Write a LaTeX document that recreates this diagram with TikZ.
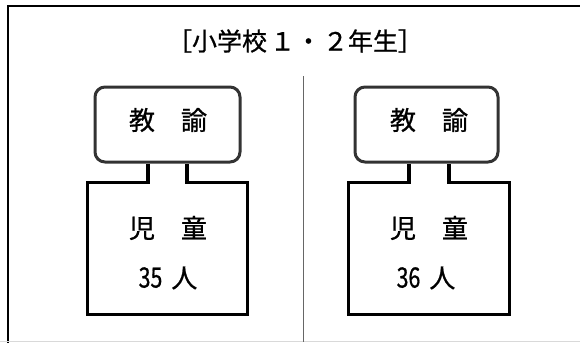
\documentclass[tikz,border=0pt]{standalone}
\usepackage{fontspec}
\setmainfont{Noto Sans CJK JP}
\newfontfamily\gothfont{Noto Sans CJK JP}[FakeBold=0.8]
\usetikzlibrary{calc}
\tikzset{
  frameline/.style={line width=2bp, black},
  divider/.style={line width=1.5bp, black!60},
  teacher/.style={draw=black!80, line width=3bp, rounded corners=10bp, minimum width=145bp, minimum height=75bp, inner sep=0pt},
  kidbox/.style={minimum width=159bp, minimum height=131bp, inner sep=0pt},
  boxline/.style={line width=3.2bp, black, line join=miter},
  tlabel/.style={font=\gothfont\fontsize{26bp}{30bp}\selectfont, inner sep=0pt},
  title/.style={font=\gothfont\fontsize{25bp}{28bp}\selectfont, inner sep=0pt},
}
\begin{document}
\begin{tikzpicture}[x=1bp,y=-1bp]
\useasboundingbox (0,0) rectangle (580,342);
\begin{scope}
\clip (0,0) rectangle (580,342);
\draw[frameline] (8,6) rectangle (600,370);
\draw[black!15, line width=1bp] (0,341.5) -- (580,341.5);
\end{scope}
\node[title] (ttl) at (295,41) {［小学校\hspace{3bp}１\hspace{1bp}・\hspace{2bp}２年生］};
\coordinate (dtop) at (303.7,76);
\coordinate (dbot) at (303.7,342);
\draw[divider] (dtop) -- (dbot);
% left
\node[teacher] (t1) at (167.5,124.5) {};
\node[tlabel] (tl1) at (168,120) {教　諭};
\node[kidbox] (c1) at (167.5,248.5) {};
\coordinate (s1l) at ($(c1.north)+(-19.5,0)$);
\coordinate (s1r) at ($(c1.north)+(19.5,0)$);
\draw[boxline] (t1.south -| s1l) -- (s1l) -- (c1.north west) -- (c1.south west) -- (c1.south east) -- (c1.north east) -- (s1r) -- (t1.south -| s1r);
\node[tlabel] (k1) at (168,228) {児　童};
\node[tlabel] (n1) at (168,278) {\scalebox{0.82}[1.08]{35}\hspace{9bp}人};
% right
\node[teacher, minimum width=143bp] (t2) at (426.5,124.5) {};
\node[tlabel] (tl2) at (429,120) {教　諭};
\node[kidbox, minimum width=160bp] (c2) at (429,248.5) {};
\coordinate (s2l) at ($(c2.north)+(-20,0)$);
\coordinate (s2r) at ($(c2.north)+(20,0)$);
\draw[boxline] (t2.south -| s2l) -- (s2l) -- (c2.north west) -- (c2.south west) -- (c2.south east) -- (c2.north east) -- (s2r) -- (t2.south -| s2r);
\node[tlabel] (k2) at (429,228) {児　童};
\node[tlabel] (n2) at (426,278) {\scalebox{0.82}[1.08]{36}\hspace{9bp}人};
\end{tikzpicture}
\end{document}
**********
• _Aim_
Omit the pictures and reproduce the listing exactly.

• _Task output_
Write a LaTeX document that recreates this diagram with TikZ.
\documentclass[tikz,border=0pt]{standalone}
\usepackage{fontspec}
\setmainfont{Noto Sans CJK JP}
\newfontfamily\gothfont{Noto Sans CJK JP}[FakeBold=0.8]
\usetikzlibrary{calc}
\tikzset{
  frameline/.style={line width=2bp, black},
  divider/.style={line width=1.5bp, black!60},
  teacher/.style={draw=black!80, line width=3bp, rounded corners=10bp, minimum width=145bp, minimum height=75bp, inner sep=0pt},
  kidbox/.style={minimum width=159bp, minimum height=131bp, inner sep=0pt},
  boxline/.style={line width=3.2bp, black, line join=miter},
  tlabel/.style={font=\gothfont\fontsize{26bp}{30bp}\selectfont, inner sep=0pt},
  title/.style={font=\gothfont\fontsize{25bp}{28bp}\selectfont, inner sep=0pt},
}
\begin{document}
\begin{tikzpicture}[x=1bp,y=-1bp]
\useasboundingbox (0,0) rectangle (580,342);
\begin{scope}
\clip (0,0) rectangle (580,342);
\draw[frameline] (8,6) rectangle (600,370);
\draw[black!15, line width=1bp] (0,341.5) -- (580,341.5);
\end{scope}
\node[title] (ttl) at (295,41) {［小学校\hspace{3bp}１\hspace{1bp}・\hspace{2bp}２年生］};
\coordinate (dtop) at (303.7,76);
\coordinate (dbot) at (303.7,342);
\draw[divider] (dtop) -- (dbot);
% left
\node[teacher] (t1) at (167.5,124.5) {};
\node[tlabel] (tl1) at (168,120) {教　諭};
\node[kidbox] (c1) at (167.5,248.5) {};
\coordinate (s1l) at ($(c1.north)+(-19.5,0)$);
\coordinate (s1r) at ($(c1.north)+(19.5,0)$);
\draw[boxline] (t1.south -| s1l) -- (s1l) -- (c1.north west) -- (c1.south west) -- (c1.south east) -- (c1.north east) -- (s1r) -- (t1.south -| s1r);
\node[tlabel] (k1) at (168,228) {児　童};
\node[tlabel] (n1) at (168,278) {\scalebox{0.82}[1.08]{35}\hspace{9bp}人};
% right
\node[teacher, minimum width=143bp] (t2) at (426.5,124.5) {};
\node[tlabel] (tl2) at (429,120) {教　諭};
\node[kidbox, minimum width=160bp] (c2) at (429,248.5) {};
\coordinate (s2l) at ($(c2.north)+(-20,0)$);
\coordinate (s2r) at ($(c2.north)+(20,0)$);
\draw[boxline] (t2.south -| s2l) -- (s2l) -- (c2.north west) -- (c2.south west) -- (c2.south east) -- (c2.north east) -- (s2r) -- (t2.south -| s2r);
\node[tlabel] (k2) at (429,228) {児　童};
\node[tlabel] (n2) at (426,278) {\scalebox{0.82}[1.08]{36}\hspace{9bp}人};
\end{tikzpicture}
\end{document}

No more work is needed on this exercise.